* Recorded data *

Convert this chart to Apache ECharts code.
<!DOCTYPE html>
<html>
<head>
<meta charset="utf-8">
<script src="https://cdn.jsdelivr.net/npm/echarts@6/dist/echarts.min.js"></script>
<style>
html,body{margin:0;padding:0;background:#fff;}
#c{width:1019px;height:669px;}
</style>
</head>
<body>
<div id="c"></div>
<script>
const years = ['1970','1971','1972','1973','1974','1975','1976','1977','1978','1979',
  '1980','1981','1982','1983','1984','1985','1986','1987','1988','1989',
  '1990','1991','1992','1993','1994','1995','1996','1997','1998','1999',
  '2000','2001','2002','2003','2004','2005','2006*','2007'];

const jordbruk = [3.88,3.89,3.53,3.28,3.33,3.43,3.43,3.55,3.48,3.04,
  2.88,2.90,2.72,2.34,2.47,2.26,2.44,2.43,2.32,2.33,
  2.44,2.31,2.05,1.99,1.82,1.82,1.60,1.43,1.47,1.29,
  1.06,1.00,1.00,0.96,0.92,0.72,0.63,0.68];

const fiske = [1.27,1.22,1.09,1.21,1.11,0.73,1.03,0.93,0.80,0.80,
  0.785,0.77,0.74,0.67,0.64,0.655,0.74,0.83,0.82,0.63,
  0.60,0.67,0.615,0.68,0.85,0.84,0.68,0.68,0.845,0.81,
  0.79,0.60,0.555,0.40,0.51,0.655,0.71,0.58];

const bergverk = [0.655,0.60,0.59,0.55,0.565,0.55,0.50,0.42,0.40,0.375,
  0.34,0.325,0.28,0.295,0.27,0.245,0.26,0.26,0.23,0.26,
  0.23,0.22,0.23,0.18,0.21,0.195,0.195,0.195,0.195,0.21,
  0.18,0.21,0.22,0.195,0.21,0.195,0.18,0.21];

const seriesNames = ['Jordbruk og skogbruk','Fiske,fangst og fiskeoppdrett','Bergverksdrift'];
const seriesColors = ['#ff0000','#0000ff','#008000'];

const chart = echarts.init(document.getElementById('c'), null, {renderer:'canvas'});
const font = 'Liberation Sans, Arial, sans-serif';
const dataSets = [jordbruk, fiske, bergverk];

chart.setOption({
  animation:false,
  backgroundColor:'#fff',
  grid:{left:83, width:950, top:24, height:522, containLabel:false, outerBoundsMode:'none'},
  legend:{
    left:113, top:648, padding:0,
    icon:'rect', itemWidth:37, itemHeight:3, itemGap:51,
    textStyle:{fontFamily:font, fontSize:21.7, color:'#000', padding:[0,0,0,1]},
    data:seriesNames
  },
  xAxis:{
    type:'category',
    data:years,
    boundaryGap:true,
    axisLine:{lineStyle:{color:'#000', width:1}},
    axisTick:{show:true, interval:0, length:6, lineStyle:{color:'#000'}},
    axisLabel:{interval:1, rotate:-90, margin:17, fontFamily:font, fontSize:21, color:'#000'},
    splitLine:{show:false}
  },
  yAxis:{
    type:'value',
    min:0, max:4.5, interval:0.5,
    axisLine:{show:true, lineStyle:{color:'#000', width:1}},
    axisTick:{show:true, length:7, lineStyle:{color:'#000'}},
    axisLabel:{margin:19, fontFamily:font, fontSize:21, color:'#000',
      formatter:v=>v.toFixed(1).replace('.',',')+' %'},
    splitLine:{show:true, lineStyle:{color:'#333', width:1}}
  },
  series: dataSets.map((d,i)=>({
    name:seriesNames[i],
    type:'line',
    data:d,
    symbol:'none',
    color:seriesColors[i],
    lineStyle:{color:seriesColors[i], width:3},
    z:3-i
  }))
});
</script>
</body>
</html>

* Problem to solve *
Copy every line verbatim.

* Reply *
Convert this chart to Apache ECharts code.
<!DOCTYPE html>
<html>
<head>
<meta charset="utf-8">
<script src="https://cdn.jsdelivr.net/npm/echarts@6/dist/echarts.min.js"></script>
<style>
html,body{margin:0;padding:0;background:#fff;}
#c{width:1019px;height:669px;}
</style>
</head>
<body>
<div id="c"></div>
<script>
const years = ['1970','1971','1972','1973','1974','1975','1976','1977','1978','1979',
  '1980','1981','1982','1983','1984','1985','1986','1987','1988','1989',
  '1990','1991','1992','1993','1994','1995','1996','1997','1998','1999',
  '2000','2001','2002','2003','2004','2005','2006*','2007'];

const jordbruk = [3.88,3.89,3.53,3.28,3.33,3.43,3.43,3.55,3.48,3.04,
  2.88,2.90,2.72,2.34,2.47,2.26,2.44,2.43,2.32,2.33,
  2.44,2.31,2.05,1.99,1.82,1.82,1.60,1.43,1.47,1.29,
  1.06,1.00,1.00,0.96,0.92,0.72,0.63,0.68];

const fiske = [1.27,1.22,1.09,1.21,1.11,0.73,1.03,0.93,0.80,0.80,
  0.785,0.77,0.74,0.67,0.64,0.655,0.74,0.83,0.82,0.63,
  0.60,0.67,0.615,0.68,0.85,0.84,0.68,0.68,0.845,0.81,
  0.79,0.60,0.555,0.40,0.51,0.655,0.71,0.58];

const bergverk = [0.655,0.60,0.59,0.55,0.565,0.55,0.50,0.42,0.40,0.375,
  0.34,0.325,0.28,0.295,0.27,0.245,0.26,0.26,0.23,0.26,
  0.23,0.22,0.23,0.18,0.21,0.195,0.195,0.195,0.195,0.21,
  0.18,0.21,0.22,0.195,0.21,0.195,0.18,0.21];

const seriesNames = ['Jordbruk og skogbruk','Fiske,fangst og fiskeoppdrett','Bergverksdrift'];
const seriesColors = ['#ff0000','#0000ff','#008000'];

const chart = echarts.init(document.getElementById('c'), null, {renderer:'canvas'});
const font = 'Liberation Sans, Arial, sans-serif';
const dataSets = [jordbruk, fiske, bergverk];

chart.setOption({
  animation:false,
  backgroundColor:'#fff',
  grid:{left:83, width:950, top:24, height:522, containLabel:false, outerBoundsMode:'none'},
  legend:{
    left:113, top:648, padding:0,
    icon:'rect', itemWidth:37, itemHeight:3, itemGap:51,
    textStyle:{fontFamily:font, fontSize:21.7, color:'#000', padding:[0,0,0,1]},
    data:seriesNames
  },
  xAxis:{
    type:'category',
    data:years,
    boundaryGap:true,
    axisLine:{lineStyle:{color:'#000', width:1}},
    axisTick:{show:true, interval:0, length:6, lineStyle:{color:'#000'}},
    axisLabel:{interval:1, rotate:-90, margin:17, fontFamily:font, fontSize:21, color:'#000'},
    splitLine:{show:false}
  },
  yAxis:{
    type:'value',
    min:0, max:4.5, interval:0.5,
    axisLine:{show:true, lineStyle:{color:'#000', width:1}},
    axisTick:{show:true, length:7, lineStyle:{color:'#000'}},
    axisLabel:{margin:19, fontFamily:font, fontSize:21, color:'#000',
      formatter:v=>v.toFixed(1).replace('.',',')+' %'},
    splitLine:{show:true, lineStyle:{color:'#333', width:1}}
  },
  series: dataSets.map((d,i)=>({
    name:seriesNames[i],
    type:'line',
    data:d,
    symbol:'none',
    color:seriesColors[i],
    lineStyle:{color:seriesColors[i], width:3},
    z:3-i
  }))
});
</script>
</body>
</html>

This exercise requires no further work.